Franklin. D. Roosevelt contava, na época, com forte apoio popular e o próprio Legislativo  e já era considerado uma importante figura da democracia norte-americana. Devido à resistência que encontrou na Suprema Corte, o então presidente propôs lei que modificaria a composição do tribunal, de modo a conseguir driblar os obstáculos impostos.

Ocorre que a tática do Executivo, que agora parece se repetir no Brasil, altera gravemente a estrutura do Poder Judiciário, e, por isso mesmo, Roosevelt não encontrou apoio em seu próprio partido  o que levou a uma insólita coalizão do Legislativo em favor do Judiciário.

A situação se assemelha à do Brasil atual, pois, ao afirmar que irá pedir que o Senado julgue dois ministros, o atual mandatário do Brasil, ao fim e ao cabo, pretende modificar a composição do Judiciário, haja vista que caberá ao presidente da República indicar os sucessores dos magistrados.

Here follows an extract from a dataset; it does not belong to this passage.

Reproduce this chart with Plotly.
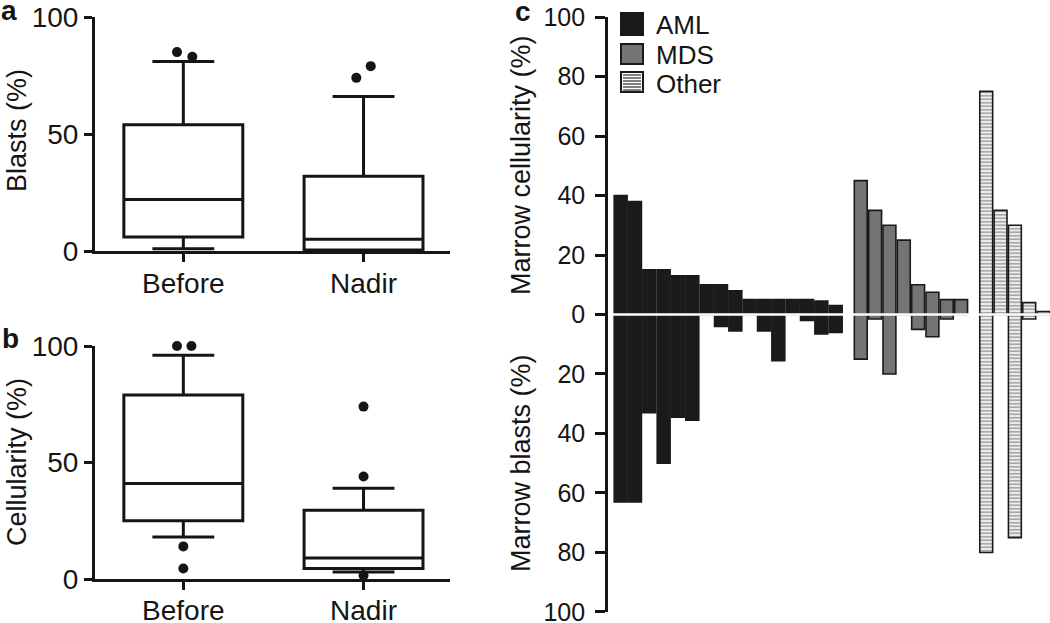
import plotly.graph_objects as go

groups = ['Before', 'Nadir']

blasts_q1 = [6, 0.5]
blasts_median = [22, 5]
blasts_q3 = [54, 32]
blasts_low = [1, 0]
blasts_high = [81, 66]
blasts_out_before = [85, 83]
blasts_out_nadir = [74, 79]

cell_q1 = [25, 4.5]
cell_median = [41, 9]
cell_q3 = [79, 29.5]
cell_low = [18, 3]
cell_high = [96, 39]
cell_out_before = [100, 100, 14, 4.5]
cell_out_nadir = [74, 44, 1.5]

# Panel c: marrow cellularity (up) and marrow blasts (down) per patient (%)
diagnoses = ['AML', 'MDS', 'Other']
aml_cellularity = [40, 38, 15, 15, 13, 13, 10, 10, 8, 5, 5, 5, 5, 5, 4.5, 3]
aml_blasts = [63, 63, 33, 50, 34.5, 35.5, 0, 4, 5.5, 0, 5.5, 15.5, 0, 2, 6.5, 6]
mds_cellularity = [45, 35, 30, 25, 10, 7.5, 5, 5]
mds_blasts = [15, 1.5, 20, 0, 5, 7.5, 1.5, 0]
other_cellularity = [75, 35, 30, 4, 1]
other_blasts = [80, 0, 75, 1.5, 0]

FONT = 'Liberation Sans, Arial, sans-serif'
INK = '#151515'
W, H = 1050, 623

fig = go.Figure()


def add_boxes(q1, med, q3, lo, hi, xa, ya):
    fig.add_trace(go.Box(
        x=[0, 1], q1=q1, median=med, q3=q3, lowerfence=lo, upperfence=hi,
        width=0.66, whiskerwidth=0.52, boxpoints=False,
        line=dict(color=INK, width=3), fillcolor='white',
        xaxis=xa, yaxis=ya, showlegend=False, hoverinfo='skip'))


def add_dots(xs, ys, xa, ya):
    fig.add_trace(go.Scatter(
        x=xs, y=ys, mode='markers', marker=dict(color=INK, size=10),
        xaxis=xa, yaxis=ya, showlegend=False, cliponaxis=False))


# panel a
add_boxes(blasts_q1, blasts_median, blasts_q3, blasts_low, blasts_high, 'x', 'y')
add_dots([-0.035, 0.05], blasts_out_before, 'x', 'y')
add_dots([0.96, 1.04], blasts_out_nadir, 'x', 'y')

# panel b
add_boxes(cell_q1, cell_median, cell_q3, cell_low, cell_high, 'x2', 'y2')
add_dots([-0.035, 0.045, 0, 0], cell_out_before, 'x2', 'y2')
add_dots([1, 1, 1], cell_out_nadir, 'x2', 'y2')

# panel c
STRIPE = '#555555'
other_pattern = dict(shape='-', fgcolor=STRIPE, bgcolor='white',
                     size=3.5, solidity=0.6)
series = [
    (diagnoses[0], aml_cellularity, aml_blasts, 0.0, dict(color='#1b1b1b')),
    (diagnoses[1], mds_cellularity, mds_blasts, 16.75, dict(color='#747474')),
    (diagnoses[2], other_cellularity, other_blasts, 25.5,
     dict(color='white', pattern=other_pattern)),
]
for name, cel, bla, start, mk in series:
    pos = [start + i for i in range(len(cel))]
    marker = dict(mk, line=dict(color='#1a1a1a', width=1.6))
    fig.add_trace(go.Bar(x=pos, y=cel, width=0.9, name=name, marker=marker,
                         showlegend=False, xaxis='x3', yaxis='y3'))
    fig.add_trace(go.Bar(x=pos, y=[-v for v in bla], width=0.9, name=name,
                         marker=marker, showlegend=False,
                         xaxis='x3', yaxis='y3'))

# white zero line separating the two halves
fig.add_shape(type='line', xref='x3', yref='y3', x0=-0.6, x1=29.95, y0=0, y1=0,
              line=dict(color='white', width=2.5))

# legend drawn by hand to get the large swatches
def px_rect(x0, y0, x1, y1, **kw):
    fig.add_shape(type='rect', xref='paper', yref='paper',
                  x0=x0 / W, x1=x1 / W, y0=1 - y0 / H, y1=1 - y1 / H, **kw)

swatches = [(13, 35), (44, 64), (72, 92)]
fills = ['#1b1b1b', '#747474', 'white']
for name, (t, b), fill in zip(diagnoses, swatches, fills):
    px_rect(621, t, 643, b, fillcolor=fill, line=dict(color='#1a1a1a', width=2))
    fig.add_annotation(text=name, x=654 / W, y=1 - (t + b + 3) / 2 / H,
                       xref='paper', yref='paper', xanchor='left',
                       yanchor='middle', showarrow=False,
                       font=dict(size=26, color=INK, family=FONT))
for yy in range(75, 91, 3):
    fig.add_shape(type='line', xref='paper', yref='paper',
                  x0=623 / W, x1=641 / W, y0=1 - yy / H, y1=1 - yy / H,
                  line=dict(color=STRIPE, width=1.5))

ax_common = dict(showline=True, linewidth=3, linecolor=INK, ticks='outside',
                 ticklen=8, tickwidth=3, tickcolor=INK, showgrid=False,
                 zeroline=False, automargin=False, ticklabeloverflow='allow',
                 tickfont=dict(size=28, color=INK, family=FONT))

fig.update_layout(
    width=W, height=H,
    margin=dict(l=0, r=0, t=0, b=0),
    plot_bgcolor='white', paper_bgcolor='white',
    font=dict(family=FONT, color=INK),
    barmode='overlay', showlegend=False,
    xaxis=dict(ax_common, domain=[0.0905, 0.4286], range=[-0.49, 1.48],
               tickvals=[0, 1], ticktext=groups, anchor='y',
               ticklabelstandoff=-3),
    yaxis=dict(ax_common, domain=[0.597, 0.9727], range=[0, 100],
               tickvals=[0, 50, 100], anchor='x'),
    xaxis2=dict(ax_common, domain=[0.0905, 0.4286], range=[-0.49, 1.48],
                tickvals=[0, 1], ticktext=groups, anchor='y2',
                ticklabelstandoff=-4),
    yaxis2=dict(ax_common, domain=[0.0706, 0.4446], range=[0, 100],
                tickvals=[0, 50, 100], anchor='x2'),
    xaxis3=dict(domain=[0.579, 1.0], range=[-0.886, 29.95], showline=False,
                showticklabels=False, ticks='', showgrid=False, zeroline=False,
                automargin=False, anchor='y3'),
    yaxis3=dict(ax_common, domain=[0.01766, 0.9727], range=[-100, 100],
                tickvals=list(range(-100, 101, 20)),
                ticktext=[str(abs(v)) for v in range(-100, 101, 20)],
                ticklen=10, linewidth=2.5, tickwidth=2.5, ticklabelstandoff=5,
                tickfont=dict(size=25, color=INK, family=FONT), anchor='x3'),
)

anns = [
    ('Blasts (%)', 17, 131, -90, 27, False),
    ('Cellularity (%)', 17, 462, -90, 27, False),
    ('Marrow cellularity (%)', 521, 165, -90, 27, False),
    ('Marrow blasts (%)', 521, 463, -90, 27, False),
    ('a', 9, 11, 0, 28, True),
    ('b', 10, 339, 0, 28, True),
    ('c', 523, 12, 0, 28, True),
]
for text, px_, py_, ang, size, bold in anns:
    fig.add_annotation(text=f'<b>{text}</b>' if bold else text,
                       x=px_ / W, y=1 - py_ / H, xref='paper', yref='paper',
                       xanchor='center', yanchor='middle',
                       textangle=ang, showarrow=False,
                       font=dict(size=size, color=INK, family=FONT))

fig.write_html("out.html", config={'displayModeBar': False},
               post_script="document.body.style.margin='0px';")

A semelhança, no entanto, para por aí. De resto, não se compara a estatura de estadista de Roosevelt com a política exercida por Jair Bolsonaro. Ademais, o governante estadunidense buscou mudar a composição da corte por meio de lei, enquanto o presidente do Brasil pratica o contempt of court, que se configura em ações direcionadas para desacatar o Supremo Tribunal Federal.

Por essa razão, o exemplo norte-americano pode servir como um guia, pois, na mesma medida em que o Congresso daquele país se uniu em torno do Judiciário, o Senado brasileiro, que agora analisa a nomeação de um magistrado para o STF, pode  e tem o dever institucional de  sobrestar a análise até a deliberação final do pedido do presidente da República.

Ora, como apreciar o nome de um magistrado para a Suprema Corte se a autoridade que o indicou pede a condenação por crime de responsabilidade de dois de seus membros? Transparece, a toda evidência, o interesse do Executivo em modificar, por meio de contempt of court, a composição do STF que, episodicamente, não o está agradando.

A verdade é que o pedido de responsabilização de ministros do Supremo torna incompatível a competência privativa do presidente da República, prevista no artigo 84, inciso XIV, da Constituição da República. Não pode a autoridade que indica e nomeia simultaneamente pedir o impeachment dos ministros do Supremo.

Fosse possível tal prática, o chefe do Executivo com ampla maioria no Legislativo e elevado apoio popular poderia mudar as regras do jogo e recompor a Suprema Corte conforme o seu próprio interesse. A democracia não só rejeita tal tática como também cria os mecanismos suficientes para proteger o poder ofendido  que, no caso, é o Judiciário.

Assim, o processo de nomeação do ministro a suceder Marco Aurélio Mello deve ser paralisado no Senado até que a crise instalada seja solucionada.